§ **Aim**
Please, without the pictures, retype exactly the lines from the start of the material through the line that holds "const VANISH = [638, 4986];".

§ **Raw data**
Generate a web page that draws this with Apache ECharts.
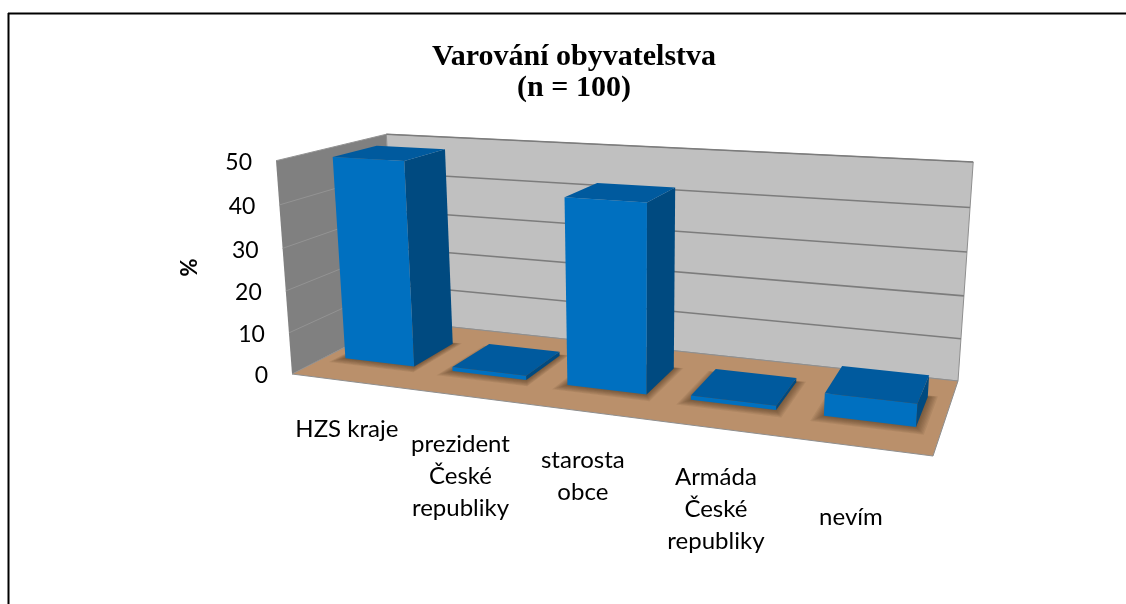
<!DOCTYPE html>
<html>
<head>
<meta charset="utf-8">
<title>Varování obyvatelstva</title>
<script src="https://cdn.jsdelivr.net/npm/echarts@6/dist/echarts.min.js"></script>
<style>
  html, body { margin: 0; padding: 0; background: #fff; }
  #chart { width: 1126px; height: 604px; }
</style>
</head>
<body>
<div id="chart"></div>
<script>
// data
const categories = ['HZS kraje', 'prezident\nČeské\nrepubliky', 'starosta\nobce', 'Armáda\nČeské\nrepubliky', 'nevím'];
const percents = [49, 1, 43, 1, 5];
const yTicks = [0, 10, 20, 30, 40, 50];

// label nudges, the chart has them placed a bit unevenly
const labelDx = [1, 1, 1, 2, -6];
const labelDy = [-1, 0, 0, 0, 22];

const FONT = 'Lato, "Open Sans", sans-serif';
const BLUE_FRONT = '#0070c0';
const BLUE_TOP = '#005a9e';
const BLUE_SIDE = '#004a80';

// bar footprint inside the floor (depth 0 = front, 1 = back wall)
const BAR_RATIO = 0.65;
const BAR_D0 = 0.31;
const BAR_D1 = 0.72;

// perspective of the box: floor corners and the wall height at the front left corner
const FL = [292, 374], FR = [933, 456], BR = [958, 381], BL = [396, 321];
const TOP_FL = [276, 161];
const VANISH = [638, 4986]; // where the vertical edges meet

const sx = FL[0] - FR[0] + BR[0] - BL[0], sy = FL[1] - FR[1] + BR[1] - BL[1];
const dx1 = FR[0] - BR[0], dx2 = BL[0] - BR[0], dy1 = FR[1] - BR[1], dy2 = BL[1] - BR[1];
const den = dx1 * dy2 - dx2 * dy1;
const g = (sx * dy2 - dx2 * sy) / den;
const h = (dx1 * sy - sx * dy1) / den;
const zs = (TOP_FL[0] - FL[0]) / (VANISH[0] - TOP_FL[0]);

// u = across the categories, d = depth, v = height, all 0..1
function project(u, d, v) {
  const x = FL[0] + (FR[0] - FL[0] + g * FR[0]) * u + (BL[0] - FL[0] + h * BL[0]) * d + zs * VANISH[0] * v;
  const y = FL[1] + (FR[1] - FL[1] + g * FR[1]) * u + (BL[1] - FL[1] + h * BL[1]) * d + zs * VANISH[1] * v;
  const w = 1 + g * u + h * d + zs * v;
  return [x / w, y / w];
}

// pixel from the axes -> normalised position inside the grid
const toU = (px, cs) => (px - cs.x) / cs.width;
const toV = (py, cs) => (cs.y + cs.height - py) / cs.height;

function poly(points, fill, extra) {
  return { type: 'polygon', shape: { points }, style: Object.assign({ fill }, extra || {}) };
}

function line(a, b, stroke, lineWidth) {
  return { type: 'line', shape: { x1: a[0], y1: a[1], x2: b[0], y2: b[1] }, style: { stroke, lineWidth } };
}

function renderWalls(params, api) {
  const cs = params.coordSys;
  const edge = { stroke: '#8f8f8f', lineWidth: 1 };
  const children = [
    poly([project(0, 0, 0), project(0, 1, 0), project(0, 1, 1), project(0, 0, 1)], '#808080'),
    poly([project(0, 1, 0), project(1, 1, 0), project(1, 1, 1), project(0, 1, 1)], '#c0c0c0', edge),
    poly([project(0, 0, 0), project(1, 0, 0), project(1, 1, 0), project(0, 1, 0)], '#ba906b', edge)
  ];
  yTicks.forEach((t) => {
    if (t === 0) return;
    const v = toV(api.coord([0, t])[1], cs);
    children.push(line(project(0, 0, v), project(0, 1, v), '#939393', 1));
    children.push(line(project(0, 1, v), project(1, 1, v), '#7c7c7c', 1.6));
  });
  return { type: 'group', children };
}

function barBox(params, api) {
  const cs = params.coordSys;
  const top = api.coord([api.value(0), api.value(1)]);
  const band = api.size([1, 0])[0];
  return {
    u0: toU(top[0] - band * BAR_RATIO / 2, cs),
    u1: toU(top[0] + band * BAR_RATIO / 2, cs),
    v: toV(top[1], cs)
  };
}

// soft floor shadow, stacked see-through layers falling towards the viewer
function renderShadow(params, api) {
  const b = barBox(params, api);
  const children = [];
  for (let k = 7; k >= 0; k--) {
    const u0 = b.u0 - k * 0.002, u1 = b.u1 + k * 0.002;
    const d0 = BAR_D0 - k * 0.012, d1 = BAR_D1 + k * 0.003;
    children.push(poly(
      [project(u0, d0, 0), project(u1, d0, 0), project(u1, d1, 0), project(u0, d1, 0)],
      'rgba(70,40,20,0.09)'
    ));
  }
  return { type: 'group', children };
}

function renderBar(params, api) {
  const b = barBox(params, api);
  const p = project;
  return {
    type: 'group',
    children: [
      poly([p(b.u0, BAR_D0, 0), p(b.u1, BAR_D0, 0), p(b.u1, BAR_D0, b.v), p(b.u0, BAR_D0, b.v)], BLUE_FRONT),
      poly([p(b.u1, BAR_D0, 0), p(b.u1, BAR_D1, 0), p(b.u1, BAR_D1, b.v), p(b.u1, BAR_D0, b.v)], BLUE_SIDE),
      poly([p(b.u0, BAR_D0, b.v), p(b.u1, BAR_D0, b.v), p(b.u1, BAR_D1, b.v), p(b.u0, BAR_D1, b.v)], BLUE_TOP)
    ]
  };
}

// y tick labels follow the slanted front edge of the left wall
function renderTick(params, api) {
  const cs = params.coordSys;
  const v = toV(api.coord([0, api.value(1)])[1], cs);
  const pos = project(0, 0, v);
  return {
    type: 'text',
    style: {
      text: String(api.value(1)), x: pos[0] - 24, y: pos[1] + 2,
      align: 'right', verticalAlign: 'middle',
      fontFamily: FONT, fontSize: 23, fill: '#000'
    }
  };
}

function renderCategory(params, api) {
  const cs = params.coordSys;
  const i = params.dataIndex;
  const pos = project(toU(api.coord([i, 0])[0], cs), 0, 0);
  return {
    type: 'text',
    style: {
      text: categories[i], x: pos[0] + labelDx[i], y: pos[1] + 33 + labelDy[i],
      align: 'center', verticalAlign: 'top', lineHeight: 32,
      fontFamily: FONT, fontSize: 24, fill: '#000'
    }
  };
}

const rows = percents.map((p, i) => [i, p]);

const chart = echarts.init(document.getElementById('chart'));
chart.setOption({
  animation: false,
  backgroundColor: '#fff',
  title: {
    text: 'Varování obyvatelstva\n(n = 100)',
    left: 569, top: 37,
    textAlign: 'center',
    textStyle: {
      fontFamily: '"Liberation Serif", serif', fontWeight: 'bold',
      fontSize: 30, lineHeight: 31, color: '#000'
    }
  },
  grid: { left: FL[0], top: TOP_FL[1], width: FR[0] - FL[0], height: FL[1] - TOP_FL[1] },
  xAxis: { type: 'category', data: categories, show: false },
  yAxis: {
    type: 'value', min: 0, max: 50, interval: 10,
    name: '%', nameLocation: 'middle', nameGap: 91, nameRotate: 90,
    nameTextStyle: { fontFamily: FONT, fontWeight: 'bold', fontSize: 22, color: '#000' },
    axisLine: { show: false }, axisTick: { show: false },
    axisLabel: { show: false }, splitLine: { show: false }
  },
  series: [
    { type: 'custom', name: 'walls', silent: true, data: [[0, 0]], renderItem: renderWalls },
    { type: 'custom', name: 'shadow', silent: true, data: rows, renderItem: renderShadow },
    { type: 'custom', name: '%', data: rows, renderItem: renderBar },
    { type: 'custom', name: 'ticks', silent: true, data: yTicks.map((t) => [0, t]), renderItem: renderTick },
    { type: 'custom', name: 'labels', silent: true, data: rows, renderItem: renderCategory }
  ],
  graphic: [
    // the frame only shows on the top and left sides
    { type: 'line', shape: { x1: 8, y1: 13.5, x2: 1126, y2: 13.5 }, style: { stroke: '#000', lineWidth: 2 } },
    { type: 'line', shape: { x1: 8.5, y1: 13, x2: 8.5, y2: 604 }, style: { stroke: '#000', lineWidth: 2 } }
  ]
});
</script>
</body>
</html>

§ **Reply**
Generate a web page that draws this with Apache ECharts.
<!DOCTYPE html>
<html>
<head>
<meta charset="utf-8">
<title>Varování obyvatelstva</title>
<script src="https://cdn.jsdelivr.net/npm/echarts@6/dist/echarts.min.js"></script>
<style>
  html, body { margin: 0; padding: 0; background: #fff; }
  #chart { width: 1126px; height: 604px; }
</style>
</head>
<body>
<div id="chart"></div>
<script>
// data
const categories = ['HZS kraje', 'prezident\nČeské\nrepubliky', 'starosta\nobce', 'Armáda\nČeské\nrepubliky', 'nevím'];
const percents = [49, 1, 43, 1, 5];
const yTicks = [0, 10, 20, 30, 40, 50];

// label nudges, the chart has them placed a bit unevenly
const labelDx = [1, 1, 1, 2, -6];
const labelDy = [-1, 0, 0, 0, 22];

const FONT = 'Lato, "Open Sans", sans-serif';
const BLUE_FRONT = '#0070c0';
const BLUE_TOP = '#005a9e';
const BLUE_SIDE = '#004a80';

// bar footprint inside the floor (depth 0 = front, 1 = back wall)
const BAR_RATIO = 0.65;
const BAR_D0 = 0.31;
const BAR_D1 = 0.72;

// perspective of the box: floor corners and the wall height at the front left corner
const FL = [292, 374], FR = [933, 456], BR = [958, 381], BL = [396, 321];
const TOP_FL = [276, 161];
const VANISH = [638, 4986]; // where the vertical edges meet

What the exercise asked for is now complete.